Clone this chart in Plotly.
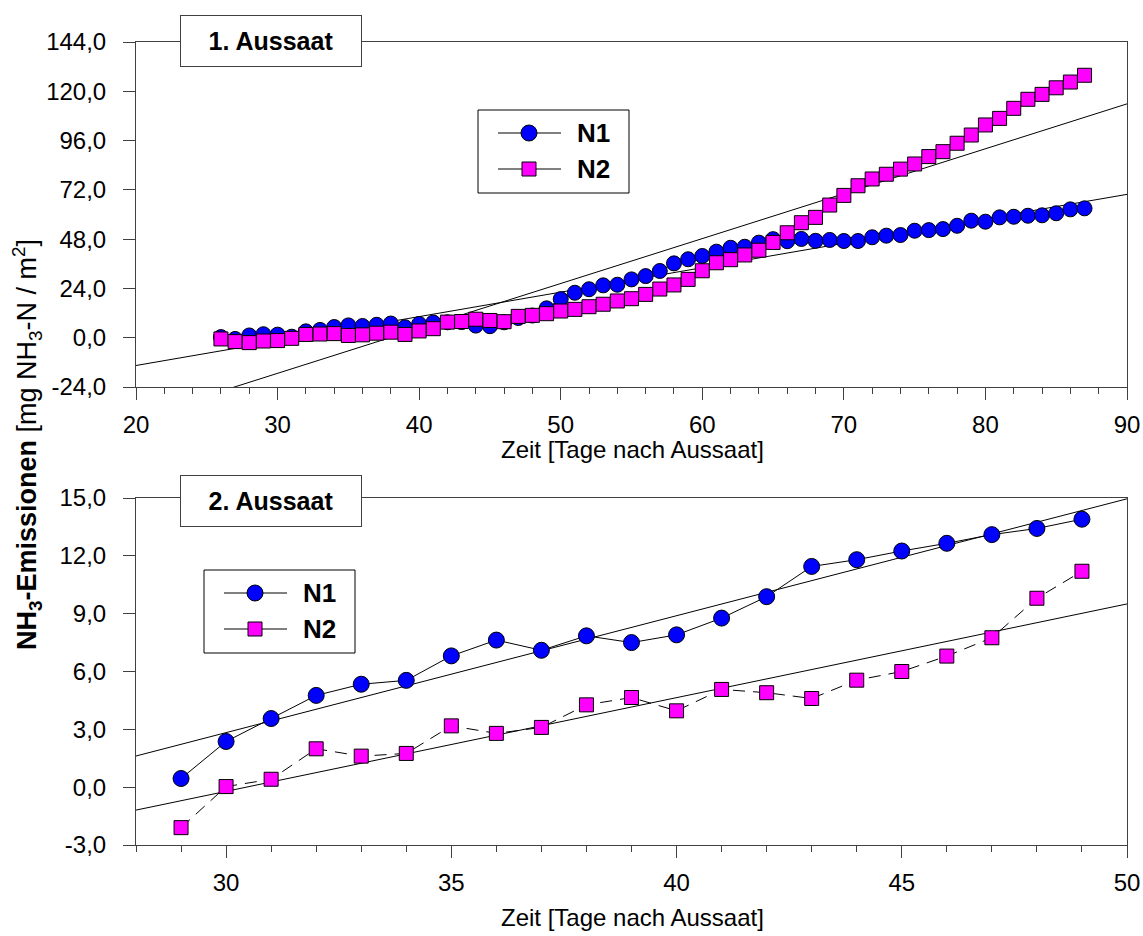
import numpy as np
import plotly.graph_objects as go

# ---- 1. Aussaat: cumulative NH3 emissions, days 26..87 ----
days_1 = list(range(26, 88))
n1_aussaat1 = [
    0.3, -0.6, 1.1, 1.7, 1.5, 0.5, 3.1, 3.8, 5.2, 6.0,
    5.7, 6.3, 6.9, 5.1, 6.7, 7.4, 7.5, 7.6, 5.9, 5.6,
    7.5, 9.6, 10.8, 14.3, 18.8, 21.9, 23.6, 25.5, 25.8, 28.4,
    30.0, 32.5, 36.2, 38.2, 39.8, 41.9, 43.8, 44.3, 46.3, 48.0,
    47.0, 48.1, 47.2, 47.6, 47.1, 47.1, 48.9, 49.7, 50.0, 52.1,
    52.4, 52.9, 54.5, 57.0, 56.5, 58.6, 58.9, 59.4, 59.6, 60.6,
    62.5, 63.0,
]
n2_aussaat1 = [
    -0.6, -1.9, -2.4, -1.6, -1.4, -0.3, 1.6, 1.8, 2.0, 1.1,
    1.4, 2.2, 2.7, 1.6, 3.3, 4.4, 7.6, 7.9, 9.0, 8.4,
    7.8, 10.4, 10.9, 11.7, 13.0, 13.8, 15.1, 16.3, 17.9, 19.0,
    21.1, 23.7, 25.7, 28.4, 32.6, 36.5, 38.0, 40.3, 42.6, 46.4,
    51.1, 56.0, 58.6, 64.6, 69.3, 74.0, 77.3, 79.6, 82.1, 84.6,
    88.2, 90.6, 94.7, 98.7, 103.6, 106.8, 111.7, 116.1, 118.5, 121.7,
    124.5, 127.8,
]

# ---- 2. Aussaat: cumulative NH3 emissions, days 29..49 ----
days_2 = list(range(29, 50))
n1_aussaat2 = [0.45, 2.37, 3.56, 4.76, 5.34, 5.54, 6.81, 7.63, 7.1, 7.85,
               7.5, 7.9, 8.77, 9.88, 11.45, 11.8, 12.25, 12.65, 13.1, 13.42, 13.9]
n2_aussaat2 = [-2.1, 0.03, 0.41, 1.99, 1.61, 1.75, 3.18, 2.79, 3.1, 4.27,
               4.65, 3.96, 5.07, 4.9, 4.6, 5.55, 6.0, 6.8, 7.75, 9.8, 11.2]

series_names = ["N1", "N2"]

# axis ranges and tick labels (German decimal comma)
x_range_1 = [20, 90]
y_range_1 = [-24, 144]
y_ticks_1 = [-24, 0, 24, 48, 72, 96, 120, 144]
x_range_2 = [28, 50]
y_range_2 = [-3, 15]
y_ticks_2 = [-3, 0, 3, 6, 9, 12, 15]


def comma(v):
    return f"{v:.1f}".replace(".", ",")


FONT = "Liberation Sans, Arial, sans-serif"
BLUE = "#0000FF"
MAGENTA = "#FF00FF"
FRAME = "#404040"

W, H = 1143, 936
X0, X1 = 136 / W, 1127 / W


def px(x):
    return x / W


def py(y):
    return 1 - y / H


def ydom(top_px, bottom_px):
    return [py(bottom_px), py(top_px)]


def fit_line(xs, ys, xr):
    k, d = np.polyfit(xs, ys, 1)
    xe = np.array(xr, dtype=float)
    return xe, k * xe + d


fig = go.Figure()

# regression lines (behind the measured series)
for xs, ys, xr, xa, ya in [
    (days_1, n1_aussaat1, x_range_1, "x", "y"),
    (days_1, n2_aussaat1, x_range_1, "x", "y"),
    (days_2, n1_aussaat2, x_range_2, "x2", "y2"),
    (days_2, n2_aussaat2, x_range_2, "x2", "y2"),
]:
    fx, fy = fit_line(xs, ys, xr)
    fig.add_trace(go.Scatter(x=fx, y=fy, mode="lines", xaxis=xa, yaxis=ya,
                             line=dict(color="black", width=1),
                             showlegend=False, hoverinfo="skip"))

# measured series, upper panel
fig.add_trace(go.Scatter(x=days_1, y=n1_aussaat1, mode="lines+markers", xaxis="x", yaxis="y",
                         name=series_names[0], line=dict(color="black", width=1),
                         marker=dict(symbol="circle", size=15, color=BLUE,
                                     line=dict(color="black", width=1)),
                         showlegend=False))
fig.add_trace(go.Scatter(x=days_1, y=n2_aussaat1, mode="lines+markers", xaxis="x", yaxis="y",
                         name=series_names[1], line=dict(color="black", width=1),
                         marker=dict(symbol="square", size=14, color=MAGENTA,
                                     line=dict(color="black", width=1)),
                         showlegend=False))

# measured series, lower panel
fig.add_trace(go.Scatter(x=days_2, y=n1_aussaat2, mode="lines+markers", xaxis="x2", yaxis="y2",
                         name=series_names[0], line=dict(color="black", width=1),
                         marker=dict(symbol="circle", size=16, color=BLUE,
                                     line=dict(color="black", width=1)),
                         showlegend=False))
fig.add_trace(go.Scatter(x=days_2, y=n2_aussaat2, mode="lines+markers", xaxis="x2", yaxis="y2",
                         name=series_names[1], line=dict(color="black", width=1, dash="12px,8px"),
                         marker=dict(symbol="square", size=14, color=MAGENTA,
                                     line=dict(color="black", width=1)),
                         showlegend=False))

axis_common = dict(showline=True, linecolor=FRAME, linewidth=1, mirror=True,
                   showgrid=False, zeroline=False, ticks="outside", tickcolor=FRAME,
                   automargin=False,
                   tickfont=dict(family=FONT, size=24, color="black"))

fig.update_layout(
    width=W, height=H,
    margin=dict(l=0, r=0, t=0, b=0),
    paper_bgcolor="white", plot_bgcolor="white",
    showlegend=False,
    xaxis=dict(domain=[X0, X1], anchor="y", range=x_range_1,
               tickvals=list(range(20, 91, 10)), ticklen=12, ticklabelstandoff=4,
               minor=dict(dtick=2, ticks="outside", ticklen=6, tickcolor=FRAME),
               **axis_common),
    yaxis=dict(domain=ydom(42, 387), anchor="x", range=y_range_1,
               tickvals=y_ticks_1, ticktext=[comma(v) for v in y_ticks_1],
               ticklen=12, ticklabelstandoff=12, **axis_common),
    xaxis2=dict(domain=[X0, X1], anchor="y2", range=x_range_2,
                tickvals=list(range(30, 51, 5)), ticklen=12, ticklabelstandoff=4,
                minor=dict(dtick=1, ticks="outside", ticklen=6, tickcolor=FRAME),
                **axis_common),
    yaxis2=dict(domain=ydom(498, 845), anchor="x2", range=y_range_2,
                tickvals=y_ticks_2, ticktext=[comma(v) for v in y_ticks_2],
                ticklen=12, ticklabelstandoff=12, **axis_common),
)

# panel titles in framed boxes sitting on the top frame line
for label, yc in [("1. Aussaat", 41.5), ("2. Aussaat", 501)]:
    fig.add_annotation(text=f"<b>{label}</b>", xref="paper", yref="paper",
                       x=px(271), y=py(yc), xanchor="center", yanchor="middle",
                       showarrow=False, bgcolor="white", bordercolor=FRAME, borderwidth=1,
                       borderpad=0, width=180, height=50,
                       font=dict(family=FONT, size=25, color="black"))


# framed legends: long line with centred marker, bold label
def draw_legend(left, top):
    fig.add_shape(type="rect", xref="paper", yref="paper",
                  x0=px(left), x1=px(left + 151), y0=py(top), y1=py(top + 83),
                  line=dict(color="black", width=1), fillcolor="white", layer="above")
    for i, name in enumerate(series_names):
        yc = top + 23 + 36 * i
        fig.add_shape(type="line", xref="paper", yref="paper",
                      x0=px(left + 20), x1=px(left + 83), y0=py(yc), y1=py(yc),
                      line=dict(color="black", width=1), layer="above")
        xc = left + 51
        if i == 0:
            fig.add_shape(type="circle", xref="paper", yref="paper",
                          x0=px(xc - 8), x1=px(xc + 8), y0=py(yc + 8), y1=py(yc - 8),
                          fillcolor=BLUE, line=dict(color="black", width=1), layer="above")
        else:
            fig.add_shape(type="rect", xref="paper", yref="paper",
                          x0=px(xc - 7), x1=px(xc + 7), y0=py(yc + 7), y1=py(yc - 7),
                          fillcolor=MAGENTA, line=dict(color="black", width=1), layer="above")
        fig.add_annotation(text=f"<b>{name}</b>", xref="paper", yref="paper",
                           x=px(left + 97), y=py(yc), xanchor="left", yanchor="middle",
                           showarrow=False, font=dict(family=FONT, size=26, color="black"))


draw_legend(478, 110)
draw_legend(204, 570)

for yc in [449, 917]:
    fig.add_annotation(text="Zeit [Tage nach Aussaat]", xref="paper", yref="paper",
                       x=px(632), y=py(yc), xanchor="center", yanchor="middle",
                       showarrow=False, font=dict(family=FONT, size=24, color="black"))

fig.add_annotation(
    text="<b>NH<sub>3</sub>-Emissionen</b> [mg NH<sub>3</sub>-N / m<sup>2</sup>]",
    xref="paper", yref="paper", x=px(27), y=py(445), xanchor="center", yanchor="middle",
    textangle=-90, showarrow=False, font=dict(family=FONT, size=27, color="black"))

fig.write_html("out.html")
--------------------------------------------------
## YOUR OBJECTIVE
With the pictures left out, restate word for word every line of the data above, from the first down to the line that contains "return x / W".

## OUTPUT OF THE EXERCISE
Clone this chart in Plotly.
import numpy as np
import plotly.graph_objects as go

# ---- 1. Aussaat: cumulative NH3 emissions, days 26..87 ----
days_1 = list(range(26, 88))
n1_aussaat1 = [
    0.3, -0.6, 1.1, 1.7, 1.5, 0.5, 3.1, 3.8, 5.2, 6.0,
    5.7, 6.3, 6.9, 5.1, 6.7, 7.4, 7.5, 7.6, 5.9, 5.6,
    7.5, 9.6, 10.8, 14.3, 18.8, 21.9, 23.6, 25.5, 25.8, 28.4,
    30.0, 32.5, 36.2, 38.2, 39.8, 41.9, 43.8, 44.3, 46.3, 48.0,
    47.0, 48.1, 47.2, 47.6, 47.1, 47.1, 48.9, 49.7, 50.0, 52.1,
    52.4, 52.9, 54.5, 57.0, 56.5, 58.6, 58.9, 59.4, 59.6, 60.6,
    62.5, 63.0,
]
n2_aussaat1 = [
    -0.6, -1.9, -2.4, -1.6, -1.4, -0.3, 1.6, 1.8, 2.0, 1.1,
    1.4, 2.2, 2.7, 1.6, 3.3, 4.4, 7.6, 7.9, 9.0, 8.4,
    7.8, 10.4, 10.9, 11.7, 13.0, 13.8, 15.1, 16.3, 17.9, 19.0,
    21.1, 23.7, 25.7, 28.4, 32.6, 36.5, 38.0, 40.3, 42.6, 46.4,
    51.1, 56.0, 58.6, 64.6, 69.3, 74.0, 77.3, 79.6, 82.1, 84.6,
    88.2, 90.6, 94.7, 98.7, 103.6, 106.8, 111.7, 116.1, 118.5, 121.7,
    124.5, 127.8,
]

# ---- 2. Aussaat: cumulative NH3 emissions, days 29..49 ----
days_2 = list(range(29, 50))
n1_aussaat2 = [0.45, 2.37, 3.56, 4.76, 5.34, 5.54, 6.81, 7.63, 7.1, 7.85,
               7.5, 7.9, 8.77, 9.88, 11.45, 11.8, 12.25, 12.65, 13.1, 13.42, 13.9]
n2_aussaat2 = [-2.1, 0.03, 0.41, 1.99, 1.61, 1.75, 3.18, 2.79, 3.1, 4.27,
               4.65, 3.96, 5.07, 4.9, 4.6, 5.55, 6.0, 6.8, 7.75, 9.8, 11.2]

series_names = ["N1", "N2"]

# axis ranges and tick labels (German decimal comma)
x_range_1 = [20, 90]
y_range_1 = [-24, 144]
y_ticks_1 = [-24, 0, 24, 48, 72, 96, 120, 144]
x_range_2 = [28, 50]
y_range_2 = [-3, 15]
y_ticks_2 = [-3, 0, 3, 6, 9, 12, 15]


def comma(v):
    return f"{v:.1f}".replace(".", ",")


FONT = "Liberation Sans, Arial, sans-serif"
BLUE = "#0000FF"
MAGENTA = "#FF00FF"
FRAME = "#404040"

W, H = 1143, 936
X0, X1 = 136 / W, 1127 / W


def px(x):
    return x / W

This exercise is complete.